The Grand Mufti of Syria yesterday told MEPs that he did not believe in the conflict of cultures because "we are all building one culture", becoming the first religious leader to address the Parliament during the European Year of Intercultural Dialogue.

The Grand Mufti of Syria, Ahmad Badr Al-Din Hassoun, yesterday (15 January) told Parliament's Strasbourg plenary that perceived clashes of culture were instead conflicts of "ignorance, terrorism and backwardness". 

He stressed that although religion gave culture its moral values, "it is we who build civilisation", arguing that "we must create states on a civil basis" rather than a religious one.

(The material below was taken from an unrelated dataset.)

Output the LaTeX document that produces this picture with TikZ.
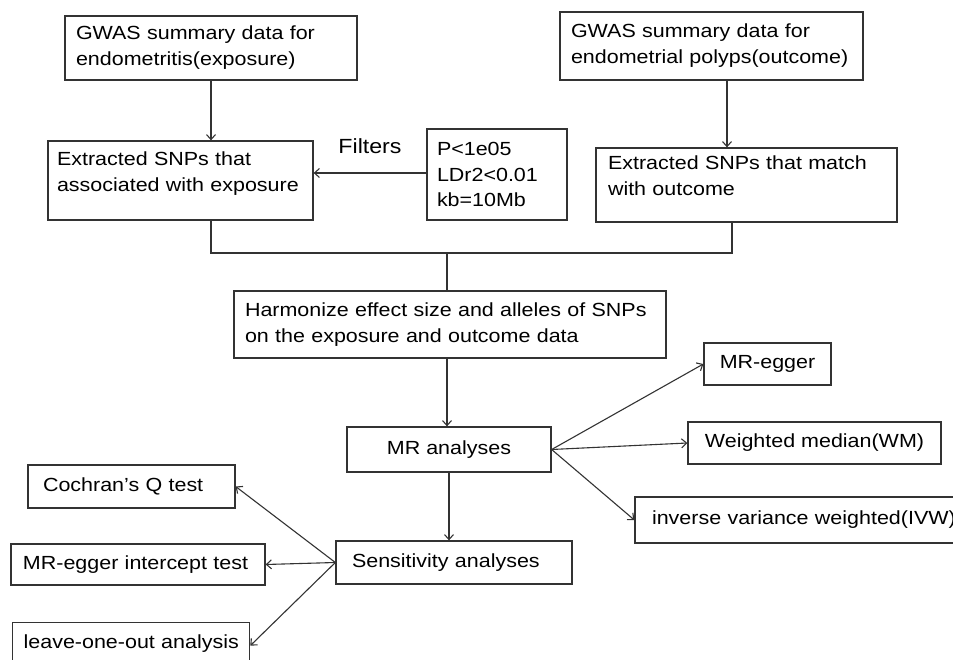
\documentclass[tikz,border=0pt]{standalone}
\usepackage{fontspec}
\setmainfont{Liberation Sans}[FakeStretch=1.13]
\usetikzlibrary{arrows.meta,calc}
\hyphenpenalty=10000
\tikzset{
  box/.style={draw=black!80, line width=1.3pt, rectangle, inner ysep=0pt, align=left,
    font=\fontsize{19}{26}\selectfont},
  cbox/.style={draw=black!80, line width=1.3pt, rectangle, inner sep=0pt, align=center,
    font=\fontsize{19}{26}\selectfont},
  ln/.style={draw=black!80, line width=1.1pt},
  arr/.style={ln, -{Straight Barb[length=5pt,width=9pt]}},
}
\begin{document}
\begin{tikzpicture}[x=1pt,y=-1pt]
\fill[white] (0,0) rectangle (953,660);
\useasboundingbox (0,0) rectangle (953,660);

% top row
\node[box, minimum width=292, minimum height=64, inner xsep=11, text width=270] (gex) at (211,48)
  {GWAS summary data for\\endometritis(exposure)};
\node[box, minimum width=303, minimum height=68, inner xsep=11, text width=281] (gout) at (711.5,46)
  {GWAS summary data for\\endometrial polyps(outcome)};

% second row
\node[box, minimum width=265, minimum height=79, inner xsep=9, text width=247] (sexp) at (180.5,180.5)
  {Extracted SNPs that\\associated with exposure\\[-8pt]\mbox{}};
\node[box, minimum width=140, minimum height=91, inner xsep=10, text width=120,
  font=\fontsize{19}{25.5}\selectfont] (filt) at (497,174.5)
  {P<1e05\\LDr2<0.01\\kb=10Mb};
\node[font=\fontsize{20.5}{24}\selectfont] (flab) at (370,146) {Filters};
\node[box, minimum width=301, minimum height=74, inner xsep=12, text width=277] (sout) at (746.5,185)
  {Extracted SNPs that match\\with outcome\\[-8pt]\mbox{}};

% harmonize
\node[box, minimum width=432, minimum height=67, inner xsep=11, text width=410] (harm) at (450,324.5)
  {\mbox{Harmonize effect size and alleles of SNPs}\\on the exposure and outcome data};

% MR
\node[cbox, minimum width=204, minimum height=45] (mr) at (449,449.5) {MR analyses};
\node[cbox, minimum width=127, minimum height=42] (egg) at (767.5,364) {MR-egger};
\node[cbox, minimum width=253, minimum height=42] (wm) at (814.5,443) {Weighted median(WM)};
\node[box, minimum width=350, minimum height=46, inner xsep=17, text width=316] (ivw) at (810,520)
  {\mbox{inverse variance weighted(IVW)}};

% sensitivity
\node[box, minimum width=236, minimum height=43, inner xsep=16, text width=204] (sens) at (454,562.5)
  {Sensitivity analyses};
\node[box, minimum width=207, minimum height=43, inner xsep=15, text width=177] (coch) at (131.5,486.5)
  {Cochran's Q test};
\node[box, minimum width=254, minimum height=41, inner xsep=12, text width=230] (mrint) at (138,564.5)
  {\mbox{MR-egger intercept test}};
\node[box, anchor=north west, minimum width=237, inner xsep=11, text width=215,
  inner ysep=12pt, text height=14pt, text depth=30pt] (loo) at (12,622)
  {\mbox{leave-one-out analysis}};

% connectors
\draw[arr] (gex.south) -- (gex.south |- sexp.north);
\draw[arr] ([xshift=15.5pt]gout.south) -- ([xshift=15.5pt]gout.south |- sout.north);
\draw[arr] ([yshift=1.5pt]filt.west) -- ([yshift=1.5pt]filt.west -| sexp.east);

\coordinate (j) at (447,253);
\draw[ln] ([xshift=30.5pt]sexp.south) |- (j) -| ([xshift=-14.5pt]sout.south);
\draw[ln] (j) -- (j |- harm.north);
\draw[arr] (j |- harm.south) -- (j |- mr.north);

\draw[arr] (mr.east) -- (egg.west);
\draw[arr] (mr.east) -- (wm.west);
\draw[arr] (mr.east) -- (ivw.west);

\draw[arr] (mr.south) -- (mr.south |- sens.north);

\draw[arr] (sens.west) -- (coch.east);
\draw[arr] (sens.west) -- (mrint.east);
\draw[arr] (sens.west) -- ([yshift=11pt]loo.east);
\end{tikzpicture}
\end{document}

Moreover, he said there was "no such thing" as a holy war. 

Inter-religious dialogue is fast emerging as a central theme of the European Year of Intercultural Dialogue, with MEP and EYID rapporteur Erna Hennicot-Schoepges last week hinting that the Parliament may host a forum on the issue before the end of the year. 

However, Hennicot-Schoepges told a Parliament hearing on 10 January that the Council and the Commission were initially hesitant about promoting inter-religious dialogue as part of EYID, preferring instead to refer to the word "belief". 

Charter for European Muslims 

Meanwhile, around 400 Muslim groups signed a charter last week (10 January) outlining their rights and responsibilities in European society. 

The charter contains 26 points, among which are clauses aimed at dispelling myths surrounding the link between Islam and violence and clarifying the term 'jihad'.

Ibrahim Elzayat of the Federation of Islamic Organisations in Europe, which co-ordinated the charter's compilation after launching the project in 2000, described the signing as "a message to government and the rest of society" that is "also directed at Muslims within Europe." 

In a separate development, a UN project designed to combat terrorism by promoting "cross-cultural understanding", particularly between the West and the Islamic world, began its first forum yesterday in Madrid. 

The 'Alliance of Civilisations' initiative, co-sponsored by Turkey and adopted by the UN in 2005, was proposed by Spanish Prime Minister José Luis Rodriguez Zapatero in the wake of the Madrid bombings in 2004.